Touching on the disparity between public opposition and views of its efficacy, the 2008 Knesset report concluded: “Although the public’s views and expectations do not precisely forecast the legal influence, it appears the fact that most of the public does not believe that the client should be criminalized attests to a view of prostitution as legitimate and widespread dangers of noncompliance with the law, and therefore contempt of the law. On the other hand, it appears that the fact that most of the public sees that the proposed legislation will reduce the scope of prostitution strengthens the argument that the stigma of the crime that accompanies criminalizing the client — alongside educational and advocacy — is likely to effect normative, societal change.”
It also underlined a question about the relationship between the lack of public support and legislation: Should legislation reflect societal change, or create it?

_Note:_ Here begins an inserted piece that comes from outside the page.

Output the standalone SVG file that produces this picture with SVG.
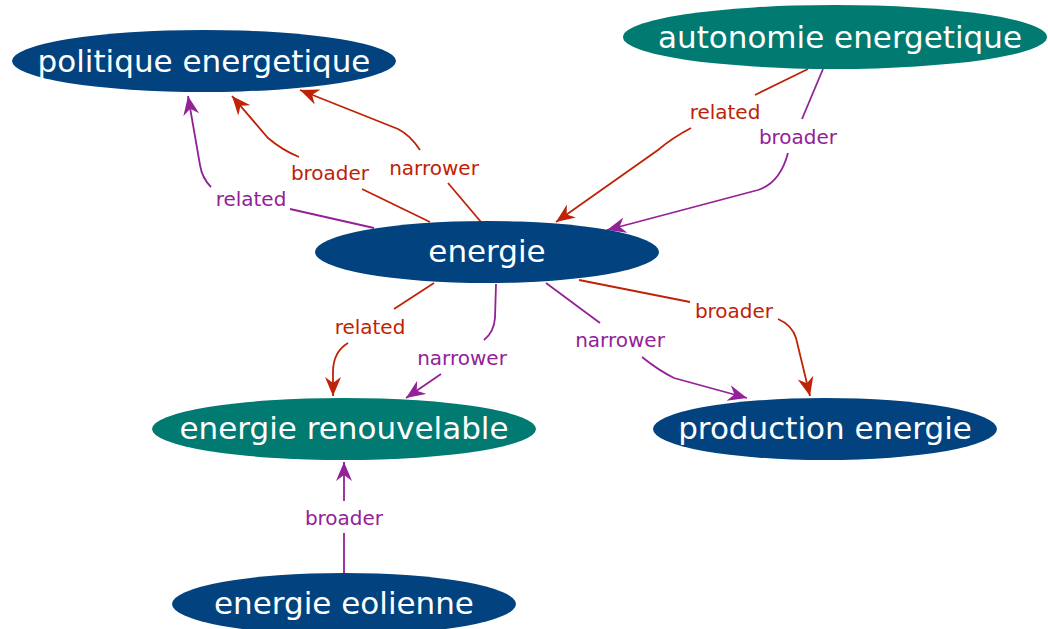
<svg xmlns="http://www.w3.org/2000/svg" width="1048" height="629" viewBox="0 0 1048 629">
<style>
.navy{fill:#02437f}
.teal{fill:#017a72}
.nt{font-family:"DejaVu Sans",sans-serif;font-size:31px;fill:#fff;text-anchor:middle}
.lb{font-family:"DejaVu Sans",sans-serif;font-size:20px;text-anchor:middle}
.r{stroke:#bf2206;fill:none;stroke-width:1.8}
.p{stroke:#932197;fill:none;stroke-width:1.8}
.rt{fill:#bf2206}
.pt{fill:#932197}
</style>
<defs>
<marker id="ar" markerUnits="userSpaceOnUse" markerWidth="22" markerHeight="18" refX="19" refY="8" orient="auto"><path d="M0,0 L19,8 L0,16 L6,8 z" fill="#bf2206"/></marker>
<marker id="ap" markerUnits="userSpaceOnUse" markerWidth="22" markerHeight="18" refX="19" refY="8" orient="auto"><path d="M0,0 L19,8 L0,16 L6,8 z" fill="#932197"/></marker>
</defs>
<g id="connectors">
<path class="p" d="M374,228 L290,209"/>
<path class="p" d="M211,187 Q202,178 200,165 L188,96" marker-end="url(#ap)"/>
<text class="lb pt" x="251" y="206">related</text>
<path class="r" d="M430,222 L362,189"/>
<path class="r" d="M299,157 Q282,150 268,138 L232,96" marker-end="url(#ar)"/>
<text class="lb rt" x="330" y="180">broader</text>
<path class="r" d="M481,222 L448,183"/>
<path class="r" d="M420,150 Q410,135 398,129 L300,90" marker-end="url(#ar)"/>
<text class="lb rt" x="434" y="175">narrower</text>
<path class="r" d="M808,69 L755,95"/>
<path class="r" d="M691,128 Q672,138 658,150 L556,222" marker-end="url(#ar)"/>
<text class="lb rt" x="725" y="119">related</text>
<path class="p" d="M823,69 L802,119"/>
<path class="p" d="M788,153 Q780,183 758,190 L607,230" marker-end="url(#ap)"/>
<text class="lb pt" x="798" y="144">broader</text>
<path class="r" d="M434,283 L394,309"/>
<path class="r" d="M348,343 Q333,352 333,372 L333,396" marker-end="url(#ar)"/>
<text class="lb rt" x="370" y="334">related</text>
<path class="p" d="M496,284 L495,318 Q494,332 484,340"/>
<path class="p" d="M441,374 L406,398" marker-end="url(#ap)"/>
<text class="lb pt" x="462" y="365">narrower</text>
<path class="p" d="M546,283 L600,323"/>
<path class="p" d="M642,357 Q658,370 674,378 L747,398" marker-end="url(#ap)"/>
<text class="lb pt" x="620" y="347">narrower</text>
<path class="r" d="M579,280 L690,302"/>
<path class="r" d="M778,319 Q792,325 796,338 L810,396" marker-end="url(#ar)"/>
<text class="lb rt" x="734" y="318">broader</text>
<path class="p" d="M344,573 L344,533"/>
<path class="p" d="M344,501 L344,462" marker-end="url(#ap)"/>
<text class="lb pt" x="344" y="525">broader</text>
</g>
<g id="politique">
<ellipse class="navy" cx="204" cy="61" rx="192" ry="31"/>
<text class="nt" x="204" y="72">politique energetique</text>
</g>
<g id="autonomie">
<ellipse class="teal" cx="835" cy="37" rx="212" ry="32"/>
<text class="nt" x="840" y="48">autonomie energetique</text>
</g>
<g id="energie">
<ellipse class="navy" cx="487" cy="252" rx="172" ry="31"/>
<text class="nt" x="487" y="262">energie</text>
</g>
<g id="renouvelable">
<ellipse class="teal" cx="344" cy="429" rx="192" ry="31"/>
<text class="nt" x="344" y="439">energie renouvelable</text>
</g>
<g id="production">
<ellipse class="navy" cx="825" cy="429" rx="172" ry="31"/>
<text class="nt" x="825" y="439">production energie</text>
</g>
<g id="eolienne">
<ellipse class="navy" cx="344" cy="604" rx="172" ry="31"/>
<text class="nt" x="344" y="614">energie eolienne</text>
</g>
</svg>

The report cites Dr. Noya Rimalt of the University of Haifa, who testified in a 2007 hearing that although it’s better that public awareness drive legislation, there were cases in Israeli law where the laws drove the conversation, such as the strict sexual harassment laws in the 1990s and the ban on smoking in public areas.
“An educational process should precede legal change,” Rimalt said at the time, adding that “it doesn’t always work like that.”